● INSTRUCTIONS TO FOLLOW: Going from the top of the data below, give again each line through the one containing "from matplotlib.ticker import", both ends kept.
------------------------------------------------
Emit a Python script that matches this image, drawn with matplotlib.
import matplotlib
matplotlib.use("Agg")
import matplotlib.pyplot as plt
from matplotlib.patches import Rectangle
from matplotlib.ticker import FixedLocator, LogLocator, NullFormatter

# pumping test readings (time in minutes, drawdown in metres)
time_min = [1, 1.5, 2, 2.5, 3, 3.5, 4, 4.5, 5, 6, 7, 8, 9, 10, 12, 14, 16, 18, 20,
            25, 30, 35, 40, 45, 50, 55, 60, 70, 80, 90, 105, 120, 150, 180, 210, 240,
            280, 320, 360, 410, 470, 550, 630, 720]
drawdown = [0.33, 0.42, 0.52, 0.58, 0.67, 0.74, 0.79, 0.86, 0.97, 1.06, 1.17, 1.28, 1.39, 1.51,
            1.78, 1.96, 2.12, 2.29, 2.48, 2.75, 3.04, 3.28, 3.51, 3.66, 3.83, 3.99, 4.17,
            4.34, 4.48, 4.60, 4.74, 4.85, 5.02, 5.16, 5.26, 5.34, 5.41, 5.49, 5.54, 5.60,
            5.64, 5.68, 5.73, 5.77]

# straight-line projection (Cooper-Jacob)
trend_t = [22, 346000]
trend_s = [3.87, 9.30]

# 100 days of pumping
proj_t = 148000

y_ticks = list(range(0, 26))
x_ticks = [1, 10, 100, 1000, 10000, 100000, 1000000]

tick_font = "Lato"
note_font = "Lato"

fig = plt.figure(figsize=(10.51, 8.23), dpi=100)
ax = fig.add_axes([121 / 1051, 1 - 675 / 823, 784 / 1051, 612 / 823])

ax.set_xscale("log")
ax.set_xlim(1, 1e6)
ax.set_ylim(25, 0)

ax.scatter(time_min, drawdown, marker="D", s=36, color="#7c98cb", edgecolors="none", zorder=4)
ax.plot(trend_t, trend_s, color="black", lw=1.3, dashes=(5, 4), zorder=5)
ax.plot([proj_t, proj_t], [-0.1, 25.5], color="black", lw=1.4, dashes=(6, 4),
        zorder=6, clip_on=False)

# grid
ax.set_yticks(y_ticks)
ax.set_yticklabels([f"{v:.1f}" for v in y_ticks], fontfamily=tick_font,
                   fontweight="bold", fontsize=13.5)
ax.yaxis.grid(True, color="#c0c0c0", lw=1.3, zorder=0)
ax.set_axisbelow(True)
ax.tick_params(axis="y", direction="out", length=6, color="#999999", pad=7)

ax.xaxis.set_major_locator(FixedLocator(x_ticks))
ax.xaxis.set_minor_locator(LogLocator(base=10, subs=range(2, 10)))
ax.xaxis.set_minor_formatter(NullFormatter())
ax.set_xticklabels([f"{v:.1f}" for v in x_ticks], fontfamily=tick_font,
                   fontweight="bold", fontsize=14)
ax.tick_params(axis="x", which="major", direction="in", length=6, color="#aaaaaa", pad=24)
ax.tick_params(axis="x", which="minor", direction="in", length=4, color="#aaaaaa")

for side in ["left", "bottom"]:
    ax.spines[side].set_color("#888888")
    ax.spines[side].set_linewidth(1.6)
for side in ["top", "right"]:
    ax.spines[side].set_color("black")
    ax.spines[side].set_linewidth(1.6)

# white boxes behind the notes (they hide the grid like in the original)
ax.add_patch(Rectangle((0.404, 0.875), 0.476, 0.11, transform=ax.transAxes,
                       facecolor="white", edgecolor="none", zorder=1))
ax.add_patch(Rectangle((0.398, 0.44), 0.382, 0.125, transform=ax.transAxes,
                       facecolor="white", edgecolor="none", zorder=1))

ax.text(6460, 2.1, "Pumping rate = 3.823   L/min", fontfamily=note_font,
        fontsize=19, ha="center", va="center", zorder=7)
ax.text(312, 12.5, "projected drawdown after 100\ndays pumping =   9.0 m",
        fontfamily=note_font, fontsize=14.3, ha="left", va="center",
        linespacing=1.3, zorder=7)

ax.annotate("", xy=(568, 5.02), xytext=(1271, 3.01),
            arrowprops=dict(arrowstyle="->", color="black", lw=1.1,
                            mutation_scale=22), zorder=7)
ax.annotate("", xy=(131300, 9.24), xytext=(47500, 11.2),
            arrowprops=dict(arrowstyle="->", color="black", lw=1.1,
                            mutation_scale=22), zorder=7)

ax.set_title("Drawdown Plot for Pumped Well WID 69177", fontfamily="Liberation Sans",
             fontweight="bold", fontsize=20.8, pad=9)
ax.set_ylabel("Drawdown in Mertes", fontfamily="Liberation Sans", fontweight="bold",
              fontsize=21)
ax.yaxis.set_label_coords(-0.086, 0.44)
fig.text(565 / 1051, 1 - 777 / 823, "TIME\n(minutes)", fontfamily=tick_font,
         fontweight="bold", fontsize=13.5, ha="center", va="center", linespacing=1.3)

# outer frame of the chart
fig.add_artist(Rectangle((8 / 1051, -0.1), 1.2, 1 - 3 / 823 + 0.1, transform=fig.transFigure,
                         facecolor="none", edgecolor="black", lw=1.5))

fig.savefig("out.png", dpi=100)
------------------------------------------------
● EXERCISE RESPONSE:
Emit a Python script that matches this image, drawn with matplotlib.
import matplotlib
matplotlib.use("Agg")
import matplotlib.pyplot as plt
from matplotlib.patches import Rectangle
from matplotlib.ticker import FixedLocator, LogLocator, NullFormatter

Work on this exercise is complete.